Filter the entries and keep only the lines where the string "this" appears.

(Collection entries)

— begin —

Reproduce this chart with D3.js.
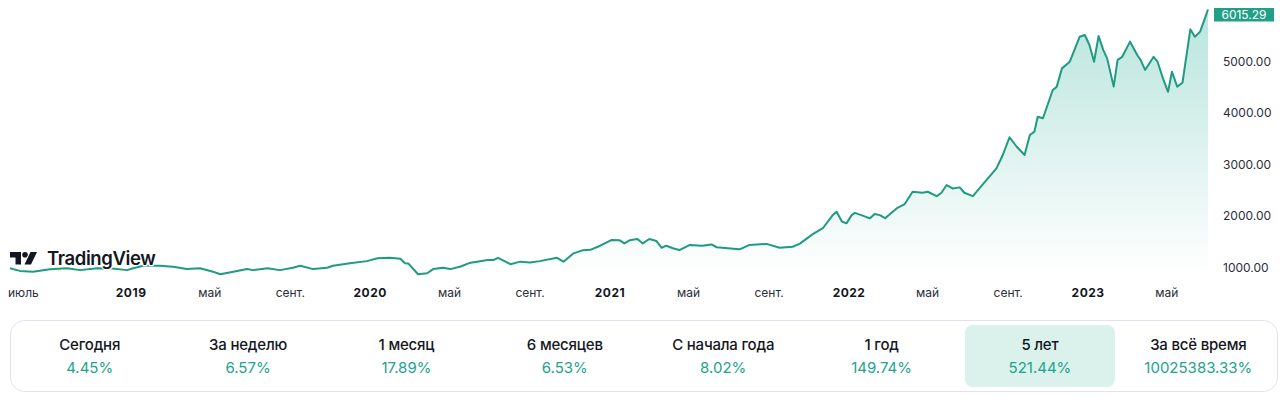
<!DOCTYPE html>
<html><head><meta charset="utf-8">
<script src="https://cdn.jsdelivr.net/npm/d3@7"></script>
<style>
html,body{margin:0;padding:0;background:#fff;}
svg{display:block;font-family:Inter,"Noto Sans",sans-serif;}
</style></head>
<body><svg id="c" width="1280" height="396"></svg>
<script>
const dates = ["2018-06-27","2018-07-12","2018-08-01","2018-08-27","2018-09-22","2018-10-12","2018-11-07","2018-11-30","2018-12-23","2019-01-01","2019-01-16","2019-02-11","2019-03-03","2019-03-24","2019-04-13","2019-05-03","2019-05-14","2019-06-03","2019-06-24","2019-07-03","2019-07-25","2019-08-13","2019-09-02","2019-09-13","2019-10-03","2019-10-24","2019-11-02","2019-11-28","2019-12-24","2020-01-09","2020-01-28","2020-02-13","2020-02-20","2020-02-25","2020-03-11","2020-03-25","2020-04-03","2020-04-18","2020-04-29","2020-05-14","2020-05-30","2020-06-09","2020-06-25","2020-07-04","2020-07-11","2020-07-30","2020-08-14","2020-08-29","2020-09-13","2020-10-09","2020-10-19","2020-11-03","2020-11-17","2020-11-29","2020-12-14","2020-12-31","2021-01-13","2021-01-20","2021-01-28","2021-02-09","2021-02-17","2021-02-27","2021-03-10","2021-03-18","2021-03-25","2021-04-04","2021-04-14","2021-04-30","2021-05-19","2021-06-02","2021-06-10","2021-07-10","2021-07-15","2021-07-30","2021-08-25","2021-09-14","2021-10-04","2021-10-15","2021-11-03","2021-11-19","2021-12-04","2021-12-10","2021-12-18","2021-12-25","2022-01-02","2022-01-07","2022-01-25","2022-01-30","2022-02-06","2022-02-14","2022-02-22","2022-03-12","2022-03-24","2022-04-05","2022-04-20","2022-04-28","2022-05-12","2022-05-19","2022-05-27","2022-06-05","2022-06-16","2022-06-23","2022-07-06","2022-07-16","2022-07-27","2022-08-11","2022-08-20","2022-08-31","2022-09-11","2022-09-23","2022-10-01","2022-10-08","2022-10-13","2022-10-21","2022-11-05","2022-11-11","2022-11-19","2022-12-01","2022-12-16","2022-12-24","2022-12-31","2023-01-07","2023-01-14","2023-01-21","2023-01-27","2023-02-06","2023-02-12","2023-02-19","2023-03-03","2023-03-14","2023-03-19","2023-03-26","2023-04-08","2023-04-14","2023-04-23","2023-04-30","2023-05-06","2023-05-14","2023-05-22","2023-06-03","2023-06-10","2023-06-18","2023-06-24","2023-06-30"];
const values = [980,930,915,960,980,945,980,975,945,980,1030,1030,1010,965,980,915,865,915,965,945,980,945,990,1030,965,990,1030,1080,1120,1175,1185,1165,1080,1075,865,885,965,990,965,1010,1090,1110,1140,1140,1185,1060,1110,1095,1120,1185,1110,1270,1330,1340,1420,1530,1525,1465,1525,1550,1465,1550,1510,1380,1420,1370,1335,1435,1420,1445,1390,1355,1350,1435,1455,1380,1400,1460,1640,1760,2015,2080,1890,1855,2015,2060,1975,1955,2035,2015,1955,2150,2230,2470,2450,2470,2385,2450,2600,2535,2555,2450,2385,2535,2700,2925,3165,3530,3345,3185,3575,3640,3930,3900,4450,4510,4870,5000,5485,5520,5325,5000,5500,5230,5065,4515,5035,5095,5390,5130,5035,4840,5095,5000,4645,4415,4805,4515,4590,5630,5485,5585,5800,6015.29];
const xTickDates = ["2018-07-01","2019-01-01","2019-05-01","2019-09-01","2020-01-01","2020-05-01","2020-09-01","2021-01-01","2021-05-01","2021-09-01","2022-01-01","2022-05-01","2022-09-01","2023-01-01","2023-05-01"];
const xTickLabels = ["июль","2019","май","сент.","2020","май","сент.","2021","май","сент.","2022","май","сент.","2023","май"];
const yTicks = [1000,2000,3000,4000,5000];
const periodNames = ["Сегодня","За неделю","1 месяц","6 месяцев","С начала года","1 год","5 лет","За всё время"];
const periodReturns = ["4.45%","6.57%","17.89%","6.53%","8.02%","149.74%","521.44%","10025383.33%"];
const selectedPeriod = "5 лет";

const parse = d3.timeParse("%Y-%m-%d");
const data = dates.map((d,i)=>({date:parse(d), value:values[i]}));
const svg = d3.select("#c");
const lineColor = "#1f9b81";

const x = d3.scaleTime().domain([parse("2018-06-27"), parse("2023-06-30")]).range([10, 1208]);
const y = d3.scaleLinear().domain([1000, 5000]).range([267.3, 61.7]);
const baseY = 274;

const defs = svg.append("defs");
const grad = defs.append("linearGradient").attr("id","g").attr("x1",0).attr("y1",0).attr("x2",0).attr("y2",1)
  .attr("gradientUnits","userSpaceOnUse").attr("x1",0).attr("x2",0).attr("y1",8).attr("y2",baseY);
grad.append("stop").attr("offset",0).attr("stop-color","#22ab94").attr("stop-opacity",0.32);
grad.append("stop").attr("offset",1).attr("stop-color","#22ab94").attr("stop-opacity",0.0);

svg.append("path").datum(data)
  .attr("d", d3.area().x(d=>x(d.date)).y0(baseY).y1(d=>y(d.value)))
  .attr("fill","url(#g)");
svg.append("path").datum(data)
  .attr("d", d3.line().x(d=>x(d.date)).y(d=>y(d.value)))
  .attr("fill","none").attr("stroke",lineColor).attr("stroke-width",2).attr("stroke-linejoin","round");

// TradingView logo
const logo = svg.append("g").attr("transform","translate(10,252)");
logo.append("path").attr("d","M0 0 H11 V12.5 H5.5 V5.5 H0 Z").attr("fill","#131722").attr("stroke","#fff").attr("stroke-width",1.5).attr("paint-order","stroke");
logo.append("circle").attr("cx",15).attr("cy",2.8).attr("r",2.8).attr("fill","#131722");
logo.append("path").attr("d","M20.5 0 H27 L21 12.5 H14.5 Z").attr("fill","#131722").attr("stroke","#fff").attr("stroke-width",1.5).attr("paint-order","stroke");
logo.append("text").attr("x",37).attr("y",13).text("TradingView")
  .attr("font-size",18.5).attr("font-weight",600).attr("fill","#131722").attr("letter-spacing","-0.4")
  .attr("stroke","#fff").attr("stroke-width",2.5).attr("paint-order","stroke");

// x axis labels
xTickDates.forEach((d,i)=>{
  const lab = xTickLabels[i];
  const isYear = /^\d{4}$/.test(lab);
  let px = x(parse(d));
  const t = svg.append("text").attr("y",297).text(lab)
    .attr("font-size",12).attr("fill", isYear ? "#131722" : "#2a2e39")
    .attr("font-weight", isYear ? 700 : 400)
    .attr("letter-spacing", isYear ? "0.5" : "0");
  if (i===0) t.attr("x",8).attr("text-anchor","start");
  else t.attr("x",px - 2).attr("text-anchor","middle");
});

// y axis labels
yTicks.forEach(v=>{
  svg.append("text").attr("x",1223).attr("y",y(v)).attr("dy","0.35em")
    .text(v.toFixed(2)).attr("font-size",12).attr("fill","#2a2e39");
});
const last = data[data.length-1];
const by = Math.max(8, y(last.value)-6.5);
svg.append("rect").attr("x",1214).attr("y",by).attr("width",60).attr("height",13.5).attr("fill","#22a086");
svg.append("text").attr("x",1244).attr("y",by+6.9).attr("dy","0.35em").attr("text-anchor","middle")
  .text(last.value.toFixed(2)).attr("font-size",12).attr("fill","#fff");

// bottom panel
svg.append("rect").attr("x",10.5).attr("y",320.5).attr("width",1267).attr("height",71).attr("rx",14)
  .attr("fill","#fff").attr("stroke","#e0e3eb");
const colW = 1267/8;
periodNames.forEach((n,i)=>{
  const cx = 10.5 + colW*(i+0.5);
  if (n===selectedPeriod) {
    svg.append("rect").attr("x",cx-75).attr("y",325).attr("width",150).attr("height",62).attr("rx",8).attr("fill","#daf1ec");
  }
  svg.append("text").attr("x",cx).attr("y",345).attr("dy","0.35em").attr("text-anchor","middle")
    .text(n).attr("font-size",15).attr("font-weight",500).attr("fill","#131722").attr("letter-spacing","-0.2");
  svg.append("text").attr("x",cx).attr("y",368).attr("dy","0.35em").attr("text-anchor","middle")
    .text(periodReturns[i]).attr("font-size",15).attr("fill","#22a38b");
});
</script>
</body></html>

— end —
— begin —

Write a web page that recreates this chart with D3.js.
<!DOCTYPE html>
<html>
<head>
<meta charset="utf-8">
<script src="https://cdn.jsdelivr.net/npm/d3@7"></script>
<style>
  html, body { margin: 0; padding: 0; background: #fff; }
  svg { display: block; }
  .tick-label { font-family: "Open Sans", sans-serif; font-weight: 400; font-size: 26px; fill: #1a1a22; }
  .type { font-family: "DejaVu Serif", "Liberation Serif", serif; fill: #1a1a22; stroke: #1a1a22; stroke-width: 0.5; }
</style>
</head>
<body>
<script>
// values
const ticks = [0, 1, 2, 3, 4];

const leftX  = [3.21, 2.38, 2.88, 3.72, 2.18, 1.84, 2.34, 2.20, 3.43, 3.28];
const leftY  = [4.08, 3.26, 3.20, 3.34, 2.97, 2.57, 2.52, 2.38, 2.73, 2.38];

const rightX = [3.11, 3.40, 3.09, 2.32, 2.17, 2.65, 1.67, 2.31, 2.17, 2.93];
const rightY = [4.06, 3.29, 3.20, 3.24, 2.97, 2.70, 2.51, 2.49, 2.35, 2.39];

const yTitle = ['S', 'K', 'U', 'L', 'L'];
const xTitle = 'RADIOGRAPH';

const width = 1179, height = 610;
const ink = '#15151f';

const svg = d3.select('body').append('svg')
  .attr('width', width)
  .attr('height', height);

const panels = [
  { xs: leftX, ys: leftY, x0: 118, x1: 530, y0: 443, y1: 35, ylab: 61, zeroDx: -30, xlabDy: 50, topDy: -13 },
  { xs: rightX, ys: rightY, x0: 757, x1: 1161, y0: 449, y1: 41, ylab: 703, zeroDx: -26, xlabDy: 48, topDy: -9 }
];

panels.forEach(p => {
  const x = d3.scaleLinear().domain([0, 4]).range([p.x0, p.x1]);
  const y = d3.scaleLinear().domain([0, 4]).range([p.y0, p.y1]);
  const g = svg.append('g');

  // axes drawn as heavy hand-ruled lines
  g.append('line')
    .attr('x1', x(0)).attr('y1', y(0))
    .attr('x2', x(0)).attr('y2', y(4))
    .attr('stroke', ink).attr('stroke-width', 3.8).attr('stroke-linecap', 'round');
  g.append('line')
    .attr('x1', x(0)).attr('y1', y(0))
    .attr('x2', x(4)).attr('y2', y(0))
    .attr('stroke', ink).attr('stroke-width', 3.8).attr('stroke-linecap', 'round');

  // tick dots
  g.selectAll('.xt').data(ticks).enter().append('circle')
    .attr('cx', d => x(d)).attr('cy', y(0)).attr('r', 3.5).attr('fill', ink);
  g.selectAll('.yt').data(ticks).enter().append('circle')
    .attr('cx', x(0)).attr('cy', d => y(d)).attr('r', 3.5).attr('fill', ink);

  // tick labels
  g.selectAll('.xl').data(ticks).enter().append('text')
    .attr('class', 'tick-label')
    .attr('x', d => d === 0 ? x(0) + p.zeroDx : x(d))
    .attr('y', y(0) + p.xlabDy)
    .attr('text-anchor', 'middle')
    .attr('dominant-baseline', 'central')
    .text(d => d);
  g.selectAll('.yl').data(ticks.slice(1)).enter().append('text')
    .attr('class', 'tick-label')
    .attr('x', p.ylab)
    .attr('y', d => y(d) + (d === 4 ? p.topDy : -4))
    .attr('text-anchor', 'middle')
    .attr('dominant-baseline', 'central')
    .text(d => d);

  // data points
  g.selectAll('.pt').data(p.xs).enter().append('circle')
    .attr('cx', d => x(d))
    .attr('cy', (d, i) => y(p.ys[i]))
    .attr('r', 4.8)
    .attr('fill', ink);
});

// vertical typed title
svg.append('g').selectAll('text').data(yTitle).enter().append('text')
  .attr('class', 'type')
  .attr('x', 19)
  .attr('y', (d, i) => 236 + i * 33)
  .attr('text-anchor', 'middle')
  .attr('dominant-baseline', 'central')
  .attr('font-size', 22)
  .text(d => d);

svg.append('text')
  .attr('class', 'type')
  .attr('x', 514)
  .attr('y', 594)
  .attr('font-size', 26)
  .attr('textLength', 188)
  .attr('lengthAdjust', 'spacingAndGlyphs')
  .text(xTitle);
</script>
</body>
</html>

— end —

▶ [Response to the task]:
Reproduce this chart with D3.js.
Write a web page that recreates this chart with D3.js.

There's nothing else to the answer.